··· MATERIAL PROVIDED ···

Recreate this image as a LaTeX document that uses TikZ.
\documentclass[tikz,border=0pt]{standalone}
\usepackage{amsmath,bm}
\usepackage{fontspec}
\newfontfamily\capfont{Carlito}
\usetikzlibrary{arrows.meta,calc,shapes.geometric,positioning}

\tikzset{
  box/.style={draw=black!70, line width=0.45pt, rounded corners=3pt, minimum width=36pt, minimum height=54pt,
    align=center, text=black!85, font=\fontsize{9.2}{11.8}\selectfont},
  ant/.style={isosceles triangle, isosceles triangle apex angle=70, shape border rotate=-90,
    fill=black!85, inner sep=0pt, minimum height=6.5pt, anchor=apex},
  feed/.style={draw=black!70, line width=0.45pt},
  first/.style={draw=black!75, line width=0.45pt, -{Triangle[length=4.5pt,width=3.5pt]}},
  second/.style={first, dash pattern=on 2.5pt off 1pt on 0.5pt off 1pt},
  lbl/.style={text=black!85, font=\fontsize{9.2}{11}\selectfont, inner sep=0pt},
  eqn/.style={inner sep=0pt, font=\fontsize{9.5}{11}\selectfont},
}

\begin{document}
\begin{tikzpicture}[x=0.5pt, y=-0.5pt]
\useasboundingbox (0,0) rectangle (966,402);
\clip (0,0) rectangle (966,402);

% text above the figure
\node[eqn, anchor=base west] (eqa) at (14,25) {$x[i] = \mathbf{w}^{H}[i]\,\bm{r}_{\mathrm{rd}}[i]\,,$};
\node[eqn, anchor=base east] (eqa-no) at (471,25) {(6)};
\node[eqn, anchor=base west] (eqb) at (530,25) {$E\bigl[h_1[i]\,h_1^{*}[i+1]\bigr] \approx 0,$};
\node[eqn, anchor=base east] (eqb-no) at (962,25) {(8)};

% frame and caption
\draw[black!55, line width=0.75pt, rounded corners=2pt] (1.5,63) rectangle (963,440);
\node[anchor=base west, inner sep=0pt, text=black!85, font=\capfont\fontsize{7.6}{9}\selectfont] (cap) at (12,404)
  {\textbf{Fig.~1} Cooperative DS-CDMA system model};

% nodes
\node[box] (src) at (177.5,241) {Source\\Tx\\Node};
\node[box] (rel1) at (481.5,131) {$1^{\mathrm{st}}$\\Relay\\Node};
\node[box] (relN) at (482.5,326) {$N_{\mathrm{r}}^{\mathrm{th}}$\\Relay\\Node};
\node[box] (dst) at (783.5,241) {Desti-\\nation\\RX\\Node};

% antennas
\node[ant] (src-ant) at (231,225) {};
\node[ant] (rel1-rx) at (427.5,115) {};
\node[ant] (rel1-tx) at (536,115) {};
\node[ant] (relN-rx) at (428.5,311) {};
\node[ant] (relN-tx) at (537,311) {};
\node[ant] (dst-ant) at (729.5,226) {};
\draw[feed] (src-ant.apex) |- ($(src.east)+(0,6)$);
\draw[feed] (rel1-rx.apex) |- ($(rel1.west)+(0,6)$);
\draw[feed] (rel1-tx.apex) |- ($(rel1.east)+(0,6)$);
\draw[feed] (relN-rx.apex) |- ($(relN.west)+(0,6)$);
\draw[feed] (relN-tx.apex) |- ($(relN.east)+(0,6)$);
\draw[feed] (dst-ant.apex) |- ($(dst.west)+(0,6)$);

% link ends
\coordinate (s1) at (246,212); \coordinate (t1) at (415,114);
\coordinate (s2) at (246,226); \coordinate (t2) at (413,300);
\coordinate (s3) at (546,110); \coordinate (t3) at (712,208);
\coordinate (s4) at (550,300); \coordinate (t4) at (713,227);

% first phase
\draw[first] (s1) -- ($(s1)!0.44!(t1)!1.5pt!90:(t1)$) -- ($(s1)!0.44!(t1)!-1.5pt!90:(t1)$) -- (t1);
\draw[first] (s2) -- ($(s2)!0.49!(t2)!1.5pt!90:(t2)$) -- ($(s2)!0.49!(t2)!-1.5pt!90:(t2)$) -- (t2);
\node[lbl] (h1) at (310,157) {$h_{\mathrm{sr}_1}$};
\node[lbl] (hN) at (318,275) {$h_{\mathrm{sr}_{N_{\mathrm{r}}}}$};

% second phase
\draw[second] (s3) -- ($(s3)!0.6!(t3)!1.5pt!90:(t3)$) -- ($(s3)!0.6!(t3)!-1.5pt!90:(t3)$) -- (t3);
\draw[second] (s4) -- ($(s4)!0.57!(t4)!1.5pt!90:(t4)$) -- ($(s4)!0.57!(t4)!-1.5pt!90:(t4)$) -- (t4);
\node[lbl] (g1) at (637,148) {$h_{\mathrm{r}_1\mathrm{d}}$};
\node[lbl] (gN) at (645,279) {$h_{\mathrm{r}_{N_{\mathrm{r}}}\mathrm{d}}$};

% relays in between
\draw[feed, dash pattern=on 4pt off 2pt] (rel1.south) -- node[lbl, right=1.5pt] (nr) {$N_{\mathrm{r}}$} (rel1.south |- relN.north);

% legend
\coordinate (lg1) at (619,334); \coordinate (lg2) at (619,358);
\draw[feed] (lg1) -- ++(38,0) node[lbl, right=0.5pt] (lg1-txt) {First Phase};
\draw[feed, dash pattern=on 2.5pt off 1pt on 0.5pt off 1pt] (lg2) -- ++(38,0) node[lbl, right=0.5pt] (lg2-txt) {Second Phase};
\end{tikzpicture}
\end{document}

···

| STATED PROBLEM |
The whole listing above needs to be written out again exactly.

| OUTPUT |
Recreate this image as a LaTeX document that uses TikZ.
\documentclass[tikz,border=0pt]{standalone}
\usepackage{amsmath,bm}
\usepackage{fontspec}
\newfontfamily\capfont{Carlito}
\usetikzlibrary{arrows.meta,calc,shapes.geometric,positioning}

\tikzset{
  box/.style={draw=black!70, line width=0.45pt, rounded corners=3pt, minimum width=36pt, minimum height=54pt,
    align=center, text=black!85, font=\fontsize{9.2}{11.8}\selectfont},
  ant/.style={isosceles triangle, isosceles triangle apex angle=70, shape border rotate=-90,
    fill=black!85, inner sep=0pt, minimum height=6.5pt, anchor=apex},
  feed/.style={draw=black!70, line width=0.45pt},
  first/.style={draw=black!75, line width=0.45pt, -{Triangle[length=4.5pt,width=3.5pt]}},
  second/.style={first, dash pattern=on 2.5pt off 1pt on 0.5pt off 1pt},
  lbl/.style={text=black!85, font=\fontsize{9.2}{11}\selectfont, inner sep=0pt},
  eqn/.style={inner sep=0pt, font=\fontsize{9.5}{11}\selectfont},
}

\begin{document}
\begin{tikzpicture}[x=0.5pt, y=-0.5pt]
\useasboundingbox (0,0) rectangle (966,402);
\clip (0,0) rectangle (966,402);

% text above the figure
\node[eqn, anchor=base west] (eqa) at (14,25) {$x[i] = \mathbf{w}^{H}[i]\,\bm{r}_{\mathrm{rd}}[i]\,,$};
\node[eqn, anchor=base east] (eqa-no) at (471,25) {(6)};
\node[eqn, anchor=base west] (eqb) at (530,25) {$E\bigl[h_1[i]\,h_1^{*}[i+1]\bigr] \approx 0,$};
\node[eqn, anchor=base east] (eqb-no) at (962,25) {(8)};

% frame and caption
\draw[black!55, line width=0.75pt, rounded corners=2pt] (1.5,63) rectangle (963,440);
\node[anchor=base west, inner sep=0pt, text=black!85, font=\capfont\fontsize{7.6}{9}\selectfont] (cap) at (12,404)
  {\textbf{Fig.~1} Cooperative DS-CDMA system model};

% nodes
\node[box] (src) at (177.5,241) {Source\\Tx\\Node};
\node[box] (rel1) at (481.5,131) {$1^{\mathrm{st}}$\\Relay\\Node};
\node[box] (relN) at (482.5,326) {$N_{\mathrm{r}}^{\mathrm{th}}$\\Relay\\Node};
\node[box] (dst) at (783.5,241) {Desti-\\nation\\RX\\Node};

% antennas
\node[ant] (src-ant) at (231,225) {};
\node[ant] (rel1-rx) at (427.5,115) {};
\node[ant] (rel1-tx) at (536,115) {};
\node[ant] (relN-rx) at (428.5,311) {};
\node[ant] (relN-tx) at (537,311) {};
\node[ant] (dst-ant) at (729.5,226) {};
\draw[feed] (src-ant.apex) |- ($(src.east)+(0,6)$);
\draw[feed] (rel1-rx.apex) |- ($(rel1.west)+(0,6)$);
\draw[feed] (rel1-tx.apex) |- ($(rel1.east)+(0,6)$);
\draw[feed] (relN-rx.apex) |- ($(relN.west)+(0,6)$);
\draw[feed] (relN-tx.apex) |- ($(relN.east)+(0,6)$);
\draw[feed] (dst-ant.apex) |- ($(dst.west)+(0,6)$);

% link ends
\coordinate (s1) at (246,212); \coordinate (t1) at (415,114);
\coordinate (s2) at (246,226); \coordinate (t2) at (413,300);
\coordinate (s3) at (546,110); \coordinate (t3) at (712,208);
\coordinate (s4) at (550,300); \coordinate (t4) at (713,227);

% first phase
\draw[first] (s1) -- ($(s1)!0.44!(t1)!1.5pt!90:(t1)$) -- ($(s1)!0.44!(t1)!-1.5pt!90:(t1)$) -- (t1);
\draw[first] (s2) -- ($(s2)!0.49!(t2)!1.5pt!90:(t2)$) -- ($(s2)!0.49!(t2)!-1.5pt!90:(t2)$) -- (t2);
\node[lbl] (h1) at (310,157) {$h_{\mathrm{sr}_1}$};
\node[lbl] (hN) at (318,275) {$h_{\mathrm{sr}_{N_{\mathrm{r}}}}$};

% second phase
\draw[second] (s3) -- ($(s3)!0.6!(t3)!1.5pt!90:(t3)$) -- ($(s3)!0.6!(t3)!-1.5pt!90:(t3)$) -- (t3);
\draw[second] (s4) -- ($(s4)!0.57!(t4)!1.5pt!90:(t4)$) -- ($(s4)!0.57!(t4)!-1.5pt!90:(t4)$) -- (t4);
\node[lbl] (g1) at (637,148) {$h_{\mathrm{r}_1\mathrm{d}}$};
\node[lbl] (gN) at (645,279) {$h_{\mathrm{r}_{N_{\mathrm{r}}}\mathrm{d}}$};

% relays in between
\draw[feed, dash pattern=on 4pt off 2pt] (rel1.south) -- node[lbl, right=1.5pt] (nr) {$N_{\mathrm{r}}$} (rel1.south |- relN.north);

% legend
\coordinate (lg1) at (619,334); \coordinate (lg2) at (619,358);
\draw[feed] (lg1) -- ++(38,0) node[lbl, right=0.5pt] (lg1-txt) {First Phase};
\draw[feed, dash pattern=on 2.5pt off 1pt on 0.5pt off 1pt] (lg2) -- ++(38,0) node[lbl, right=0.5pt] (lg2-txt) {Second Phase};
\end{tikzpicture}
\end{document}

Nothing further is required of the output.